Care mie, ho appena finito di leggere un libro alquanto particolare.
Si intitola "LA solitudine delle madri", l'autrice è Marilde Trincherio. Per maggiori informazioni http://www.magiedizioni.com/magiedizioni/La_solitudine_delle_madri.html
La cosa che mi ha convinto ad acquistarlo è stata la quarta di copertina, che qui vi riporto.
Passano le settimane, i mesi. In alcuni casi la donna ha una bella rete di protezione familiare intorno. Un lavoro che la può attendere senza troppe pressioni, e lei può decidere con serenità se rientrare o prolungare l’assenza fino a che un asilo nido o una nonna o una tata la possano egregiamente sostituire. Il compagno non solo la sostiene nelle sue decisioni, ma ha
già anche ordinato l’ultimo modello di macchina station wagon (quella su cui sale anche il cane che non perde un pelo) che
pagherà in contanti. Lei ogni tanto lascia volentieri il bambino a qualcuno che se ne occupa altrettanto volentieri ed esce con
le amiche: un abito nuovo, un film, una mostra, una passeggiata nel verde.
Fantascienza.
Capirete che non sono di quelle che si adattano facilmente a manuali di self-help, vista anche la mia particolare e personalissima condizione di mamma di un bimbo Down, alle prese con la burocrazia più becera da un lato e le difficoltà del SSN dall'altro. Ma ho creduto che questo testo potesse strapparmi una risata mediante la dissacrazione di tutti gli stereotipi femminili legati alla maternità , in un momento storico in cui, come sapete, non rido affatto, anzi.
Ed infatti così è stato. Ma nel leggere le (poche) pagine mi ha colpito un fondo di amarezza, la stessa che caratterizza ancora le mie giornate.

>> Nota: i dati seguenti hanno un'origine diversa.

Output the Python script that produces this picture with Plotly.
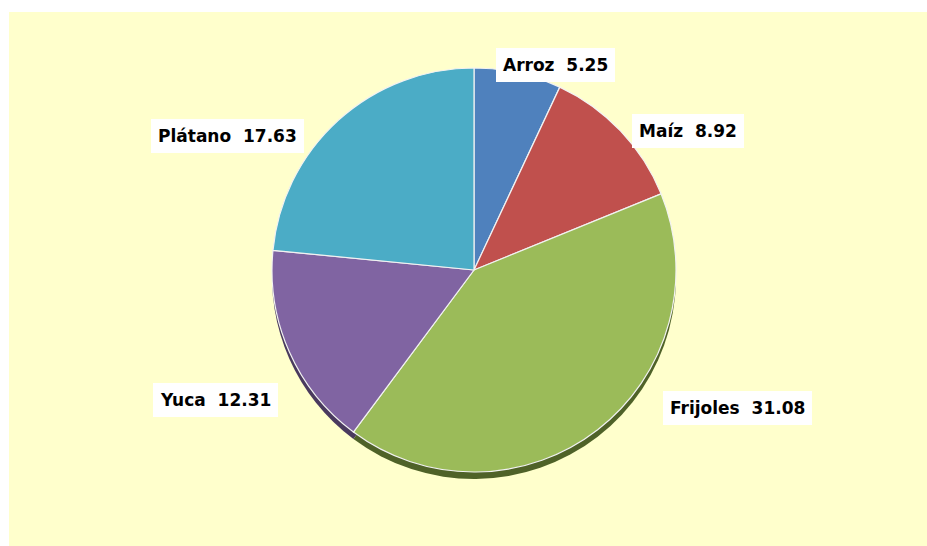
import math
import plotly.graph_objects as go

# Data
categories = ["Arroz", "Maíz", "Frijoles", "Yuca", "Plátano"]
values = [5.25, 8.92, 31.08, 12.31, 17.63]

# Styles
colors = ["#4F81BD", "#C0504D", "#9BBB59", "#8064A2", "#4BACC6"]
shadow_colors = ["#2E4A6E", "#6E2E2C", "#4F6228", "#4A3A5E", "#2B6373"]
W, H = 927, 546
CX, CY, R = 474, 270, 202  # pie centre / radius in pixels
SHADOW = 7
# label box centres (pixels)
label_center = [(555, 65), (688, 131), (737, 408), (215, 400), (227, 136)]

def dom_x(cx, r):
    return [(cx - r) / W, (cx + r) / W]

def dom_y(cy, r):
    return [(H - cy - r) / H, (H - cy + r) / H]

fig = go.Figure()
fig.add_trace(go.Pie(
    labels=categories, values=values, sort=False, direction="clockwise",
    rotation=0, textinfo="none", hoverinfo="skip", showlegend=False,
    marker=dict(colors=shadow_colors, line=dict(width=0)),
    domain=dict(x=dom_x(CX, R), y=dom_y(CY + SHADOW, R)),
))
fig.add_trace(go.Pie(
    labels=categories, values=values, sort=False, direction="clockwise",
    rotation=0, textinfo="none", showlegend=False,
    marker=dict(colors=colors, line=dict(color="#F2F2F2", width=1.2)),
    domain=dict(x=dom_x(CX, R), y=dom_y(CY, R)),
))

total = sum(values)
cum = 0.0
annotations = []
for cat, v, (lx, ly) in zip(categories, values, label_center):
    mid = (cum + v / 2) / total * 2 * math.pi
    cum += v
    # anchor on the slice edge at its mid angle, label shifted out from it
    px = CX + R * math.sin(mid)
    py = CY - R * math.cos(mid)
    annotations.append(dict(
        x=px / W, y=(H - py) / H, xref="paper", yref="paper",
        xanchor="center", yanchor="middle",
        text=f"<b>{cat}\u00a0\u00a0{v:.2f}</b>", showarrow=False,
        xshift=lx - px, yshift=py - ly, bgcolor="white", borderpad=7,
        borderwidth=0,
        font=dict(family="DejaVu Sans", size=17, color="black"),
    ))

fig.update_layout(
    width=W, height=H,
    margin=dict(l=0, r=0, t=0, b=0),
    paper_bgcolor="white",
    shapes=[dict(type="rect", xref="paper", yref="paper",
                 x0=9 / W, x1=1, y0=0, y1=1 - 12 / H,
                 fillcolor="#FFFFCC", line=dict(width=0), layer="below")],
    annotations=annotations,
)

fig.write_html(
    "out.html",
    config={"displayModeBar": False},
    post_script="document.body.style.margin='0';document.body.style.overflow='hidden';",
)
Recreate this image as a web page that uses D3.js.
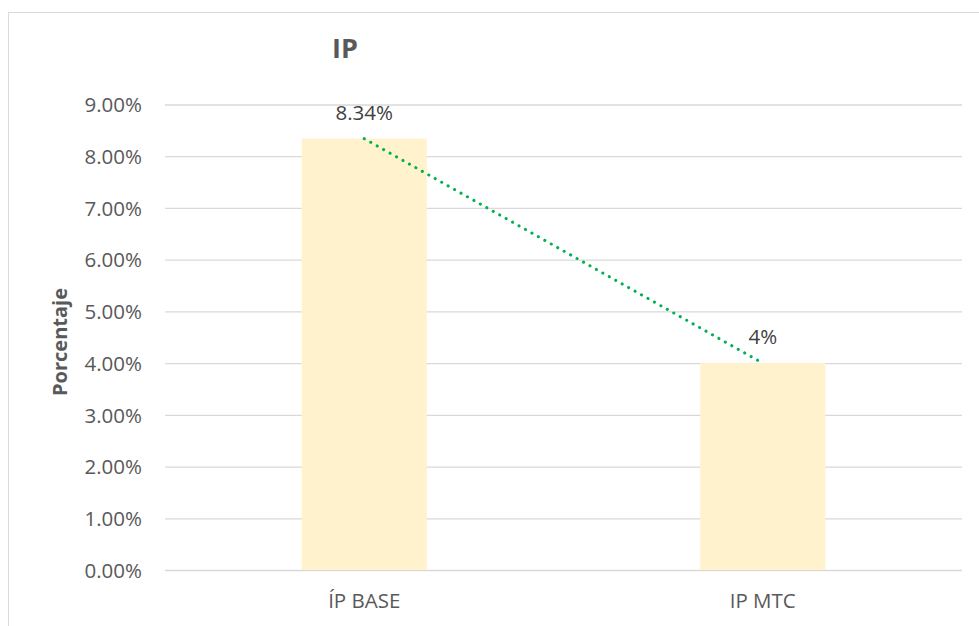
<!DOCTYPE html>
<html>
<head>
  <meta charset="utf-8">
  <script src="https://d3js.org/d3.v7.min.js"></script>
  <style type="text/css">
  body { margin: 0; background: #fff; }
  svg { display: block; font-family: "Open Sans", sans-serif; }
  .grid line { stroke: #d9d9d9; stroke-width: 1.3; }
  .grid path { display: none; }
  .yaxis path, .yaxis line { display: none; }
  .xaxis path, .xaxis line { display: none; }
  .yaxis text, .xaxis text { fill: #595959; font-size: 20.5px; font-family: "Open Sans", sans-serif; }
  </style>
</head>
<body>
  <script type="text/javascript">
    // chart data
    var categories = ["ÍP BASE", "IP MTC"];
    var values = [8.34, 4];
    var valueLabels = ["8.34%", "4%"];
    var yTicks = [0, 1, 2, 3, 4, 5, 6, 7, 8, 9];

    var width = 979, height = 626;
    var margin = {top: 104.5, right: 17, bottom: 56, left: 165};

    var svg = d3.select("body").append("svg")
      .attr("width", width)
      .attr("height", height);

    // chart border (only left and top visible in the frame)
    svg.append("rect")
      .attr("x", 8.5).attr("y", 12.5)
      .attr("width", 1000).attr("height", 700)
      .attr("fill", "none")
      .attr("stroke", "#d9d9d9")
      .attr("stroke-width", 1);

    var x = d3.scaleBand()
      .domain(categories)
      .range([margin.left, width - margin.right])
      .paddingInner(0.686)
      .paddingOuter(0.343);

    var y = d3.scaleLinear()
      .domain([0, 9])
      .range([height - margin.bottom, margin.top]);

    // gridlines
    svg.append("g")
      .attr("class", "grid")
      .attr("transform", "translate(" + margin.left + ",0)")
      .call(d3.axisRight(y).tickValues(yTicks).tickSize(width - margin.right - margin.left).tickFormat(""));

    // y axis labels
    svg.append("g")
      .attr("class", "yaxis")
      .attr("transform", "translate(" + (margin.left - 23) + ",0)")
      .call(d3.axisLeft(y).tickValues(yTicks).tickSize(0).tickPadding(0).tickFormat(function(d) { return d3.format(".2f")(d) + "%"; }))
      .selectAll("text").attr("dy", "0.35em");

    // bars
    svg.selectAll(".bar")
      .data(values)
      .enter().append("rect")
      .attr("class", "bar")
      .attr("x", function(d, i) { return x(categories[i]); })
      .attr("width", x.bandwidth())
      .attr("y", function(d) { return y(d); })
      .attr("height", function(d) { return y(0) - y(d); })
      .attr("fill", "#fff2cc");

    // x axis labels
    svg.append("g")
      .attr("class", "xaxis")
      .attr("transform", "translate(0," + y(0) + ")")
      .call(d3.axisBottom(x).tickSize(0).tickPadding(23));

    // dotted trend line between bar tops
    var line = d3.line()
      .x(function(d, i) { return x(categories[i]) + x.bandwidth() / 2; })
      .y(function(d) { return y(d); });

    svg.append("path")
      .datum(values)
      .attr("d", line)
      .attr("fill", "none")
      .attr("stroke", "#00b050")
      .attr("stroke-width", 3)
      .attr("stroke-linecap", "round")
      .attr("stroke-dasharray", "0.1 7.3");

    // value labels
    svg.selectAll(".vlabel")
      .data(values)
      .enter().append("text")
      .attr("class", "vlabel")
      .attr("x", function(d, i) { return x(categories[i]) + x.bandwidth() / 2; })
      .attr("y", function(d) { return y(d) - 19; })
      .attr("text-anchor", "middle")
      .attr("fill", "#404040")
      .style("font-size", "20.5px")
      .text(function(d, i) { return valueLabels[i]; });

    // title
    svg.append("text")
      .attr("x", 345)
      .attr("y", 58)
      .attr("text-anchor", "middle")
      .attr("font-weight", "bold")
      .attr("fill", "#595959")
      .style("font-size", "27px")
      .text("IP");

    // y axis title
    svg.append("text")
      .attr("transform", "translate(67," + 342 + ") rotate(-90)")
      .attr("text-anchor", "middle")
      .attr("font-weight", "bold")
      .attr("fill", "#595959")
      .style("font-size", "20px")
      .text("Porcentaje");
  </script>
</body>
</html>
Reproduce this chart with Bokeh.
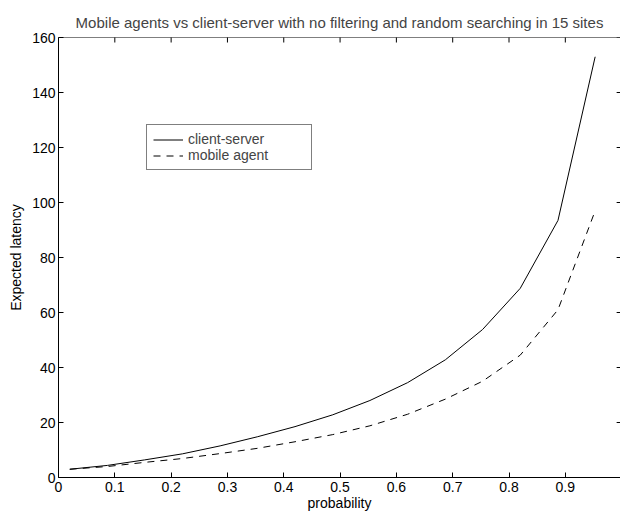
import math
from bokeh.plotting import figure
from bokeh.models import Range1d, Legend, LegendItem, FixedTicker, Title, Span
from bokeh.embed import file_html
from bokeh.resources import INLINE

# data
probability = [0.02, 0.087, 0.153, 0.22, 0.287, 0.353, 0.42, 0.487, 0.553, 0.62, 0.687, 0.753, 0.82, 0.887, 0.953]
client_server = [3.0, 4.4, 6.4, 8.6, 11.5, 14.8, 18.5, 22.8, 28.0, 34.5, 42.8, 53.8, 68.8, 93.5, 153.0]
mobile_agent = [3.0, 4.0, 5.5, 6.9, 8.7, 10.6, 13.0, 15.6, 18.8, 23.0, 28.5, 35.0, 44.5, 61.0, 97.0]
x_ticks = [0, 0.1, 0.2, 0.3, 0.4, 0.5, 0.6, 0.7, 0.8, 0.9, 1.0]
y_ticks = [0, 20, 40, 60, 80, 100, 120, 140, 160]

FONT = "Liberation Sans"
X_MAX = x_ticks[-1]
Y_MAX = y_ticks[-1]

p = figure(width=620, height=514, output_backend="svg", toolbar_location=None,
           x_range=Range1d(0, 0.998), y_range=Range1d(0, Y_MAX),
           min_border_left=58, min_border_right=0, min_border_top=37, min_border_bottom=37)
p.title = Title(text="Mobile agents vs client-server with no filtering and random searching in 15 sites",
                text_font=FONT, text_font_size="15px", text_font_style="normal",
                align="center", offset=0, standoff=14)
p.grid.visible = False
p.outline_line_color = None
p.background_fill_color = "white"
p.border_fill_color = "white"

for ax in (p.xaxis[0], p.yaxis[0]):
    ax.major_tick_in = 5
    ax.major_tick_out = 0
    ax.minor_tick_line_color = None
    ax.axis_line_color = "black"
    ax.major_tick_line_color = "black"
    ax.major_label_text_font = FONT
    ax.major_label_text_font_size = "14px"
    ax.major_label_text_color = "black"
    ax.axis_label_text_font = FONT
    ax.axis_label_text_font_size = "14px"
    ax.axis_label_text_font_style = "normal"
    ax.axis_label_text_color = "black"

p.xaxis[0].ticker = FixedTicker(ticks=x_ticks)
p.yaxis[0].ticker = FixedTicker(ticks=y_ticks)
p.xaxis[0].axis_label = "probability"
p.yaxis[0].axis_label = "Expected latency"
p.xaxis[0].major_label_standoff = 4
p.xaxis[0].axis_label_standoff = 0
p.yaxis[0].major_label_standoff = 3
p.yaxis[0].axis_label_standoff = 5

# box: top border line and inward ticks on top / right (clipped to the frame)
p.add_layout(Span(location=Y_MAX, dimension="width", line_color="black", line_width=1))
p.scatter(x=x_ticks, y=[Y_MAX] * len(x_ticks), marker="dash", angle=math.pi / 2,
          size=10, line_color="black", line_width=1)
p.scatter(x=[X_MAX] * len(y_ticks), y=y_ticks, marker="dash",
          size=10, line_color="black", line_width=1)

r1 = p.line(probability, client_server, line_color="black", line_width=1)
r2 = p.line(probability, mobile_agent, line_color="black", line_width=1, line_dash="7 6")

legend = Legend(items=[LegendItem(label="client-server", renderers=[r1]),
                       LegendItem(label="mobile agent", renderers=[r2])],
                location=(88, 307), orientation="vertical",
                border_line_color="black", border_line_width=1,
                background_fill_color="white", background_fill_alpha=1,
                label_text_font=FONT, label_text_font_size="14px",
                glyph_width=30, glyph_height=15, label_height=15, label_width=117,
                label_standoff=5, spacing=-2, padding=6, margin=0)
p.add_layout(legend, "center")

open("out.html", "w").write(file_html(p, INLINE))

Mi aspettavo satira, anche feroce, ed invece ho trovato molta introspezione, segno di unpercorso intimo durato fatica, e non completamente espresso nel libro.
Infatti l'esperienza della Trincherio è la sua esperienza di madre normale costretta ad arrabattarsi fra normali difficoltà , che legge nel normale e quotidiano contesto sociale (non si parla di situazioni patologiche, nè di problematiche sociali che richiederebbero la presenza di strutture particolari) la prassi dell'essere madre, tutto il bello, ma anche tutto il brutto, tutti i condizionamenti, tutte quelle storture, tutti i non-detti e non-fatti che, a quanto pare, chiunque, o perlomeno la maggior parte delle donne, passa.
Cosa mi lascia questo testo?
Da un lato una sorta di tranquillità , perchè rendermi conto che c'è almeno un'altra donna nel mondo che si è trovata a pensare quello che penso io mi fa credere non solo che i miei giorni "no" non siano dovuti esclusivamente alla particolarità di Fab, ma li avrei passati in ogni caso. Dall'altro lato il senso di incompiuto, come se fossi dinanzi ad una confessioen parziale , ad una disamina sociale parziale... forse perchè lo scopo del libro è proprio quello di indurre tutte le donne che leggono a terminare e colmare i vuoti con la propria esperienza, a riflettere su cosa sentono davvero e cosa è imposto che sentano.